- Data
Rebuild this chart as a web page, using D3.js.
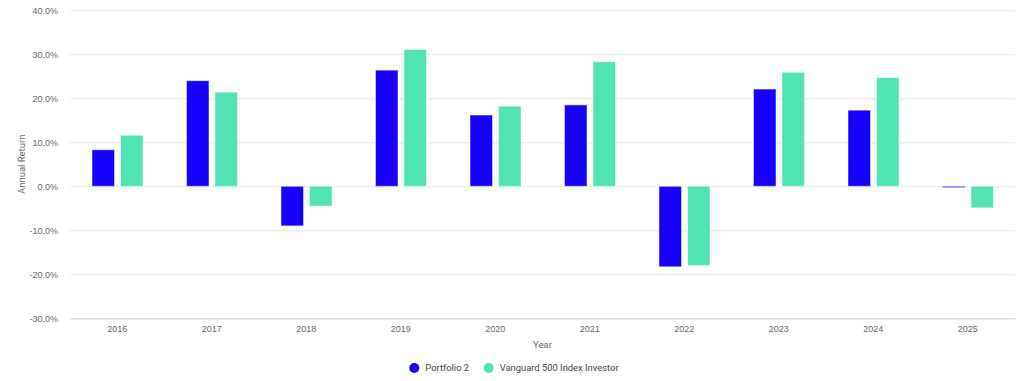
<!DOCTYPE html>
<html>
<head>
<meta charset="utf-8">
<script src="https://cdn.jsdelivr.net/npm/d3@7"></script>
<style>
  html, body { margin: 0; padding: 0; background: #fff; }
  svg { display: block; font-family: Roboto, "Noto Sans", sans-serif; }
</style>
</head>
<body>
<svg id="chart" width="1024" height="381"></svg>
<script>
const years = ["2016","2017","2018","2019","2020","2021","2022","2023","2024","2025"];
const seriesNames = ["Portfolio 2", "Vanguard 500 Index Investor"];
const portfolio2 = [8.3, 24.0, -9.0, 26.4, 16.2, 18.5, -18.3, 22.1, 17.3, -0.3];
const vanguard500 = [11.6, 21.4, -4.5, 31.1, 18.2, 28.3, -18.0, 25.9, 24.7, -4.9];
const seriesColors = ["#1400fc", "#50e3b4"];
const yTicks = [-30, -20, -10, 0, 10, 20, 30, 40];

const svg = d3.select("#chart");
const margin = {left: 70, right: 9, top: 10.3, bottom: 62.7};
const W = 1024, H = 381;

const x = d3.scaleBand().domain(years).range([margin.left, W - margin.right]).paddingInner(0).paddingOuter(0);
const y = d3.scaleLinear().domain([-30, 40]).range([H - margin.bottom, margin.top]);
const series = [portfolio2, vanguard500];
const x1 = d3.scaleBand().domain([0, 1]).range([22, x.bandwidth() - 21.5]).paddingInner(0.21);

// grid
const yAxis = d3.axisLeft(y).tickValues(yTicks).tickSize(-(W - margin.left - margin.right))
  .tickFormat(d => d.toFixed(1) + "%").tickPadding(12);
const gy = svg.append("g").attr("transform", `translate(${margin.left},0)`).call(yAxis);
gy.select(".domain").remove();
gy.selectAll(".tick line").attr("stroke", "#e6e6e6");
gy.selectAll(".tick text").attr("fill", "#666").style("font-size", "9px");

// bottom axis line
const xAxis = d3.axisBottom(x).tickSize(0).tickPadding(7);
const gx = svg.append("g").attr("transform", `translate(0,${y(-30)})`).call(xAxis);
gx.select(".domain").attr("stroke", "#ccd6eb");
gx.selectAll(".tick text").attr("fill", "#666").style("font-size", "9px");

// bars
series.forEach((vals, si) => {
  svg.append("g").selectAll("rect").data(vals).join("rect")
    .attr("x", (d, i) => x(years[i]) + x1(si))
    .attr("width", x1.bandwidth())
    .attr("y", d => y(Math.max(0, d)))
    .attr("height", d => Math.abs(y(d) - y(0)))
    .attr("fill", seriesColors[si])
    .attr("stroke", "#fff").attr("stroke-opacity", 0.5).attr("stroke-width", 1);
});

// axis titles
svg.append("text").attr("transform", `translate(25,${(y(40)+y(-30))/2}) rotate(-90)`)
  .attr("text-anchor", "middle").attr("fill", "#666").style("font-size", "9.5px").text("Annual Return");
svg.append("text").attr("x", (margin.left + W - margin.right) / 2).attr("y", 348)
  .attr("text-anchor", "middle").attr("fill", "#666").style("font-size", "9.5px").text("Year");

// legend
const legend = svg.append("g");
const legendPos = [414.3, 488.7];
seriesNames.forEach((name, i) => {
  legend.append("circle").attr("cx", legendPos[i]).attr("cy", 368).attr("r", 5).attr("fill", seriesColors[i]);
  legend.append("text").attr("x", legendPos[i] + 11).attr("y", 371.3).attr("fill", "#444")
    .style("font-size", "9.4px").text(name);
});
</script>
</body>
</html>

- Written problem
Would you reproduce the lines above, from the very first through the line containing "const W = 1024, H = 381;", exactly and without the pictures?

- The reply
Rebuild this chart as a web page, using D3.js.
<!DOCTYPE html>
<html>
<head>
<meta charset="utf-8">
<script src="https://cdn.jsdelivr.net/npm/d3@7"></script>
<style>
  html, body { margin: 0; padding: 0; background: #fff; }
  svg { display: block; font-family: Roboto, "Noto Sans", sans-serif; }
</style>
</head>
<body>
<svg id="chart" width="1024" height="381"></svg>
<script>
const years = ["2016","2017","2018","2019","2020","2021","2022","2023","2024","2025"];
const seriesNames = ["Portfolio 2", "Vanguard 500 Index Investor"];
const portfolio2 = [8.3, 24.0, -9.0, 26.4, 16.2, 18.5, -18.3, 22.1, 17.3, -0.3];
const vanguard500 = [11.6, 21.4, -4.5, 31.1, 18.2, 28.3, -18.0, 25.9, 24.7, -4.9];
const seriesColors = ["#1400fc", "#50e3b4"];
const yTicks = [-30, -20, -10, 0, 10, 20, 30, 40];

const svg = d3.select("#chart");
const margin = {left: 70, right: 9, top: 10.3, bottom: 62.7};
const W = 1024, H = 381;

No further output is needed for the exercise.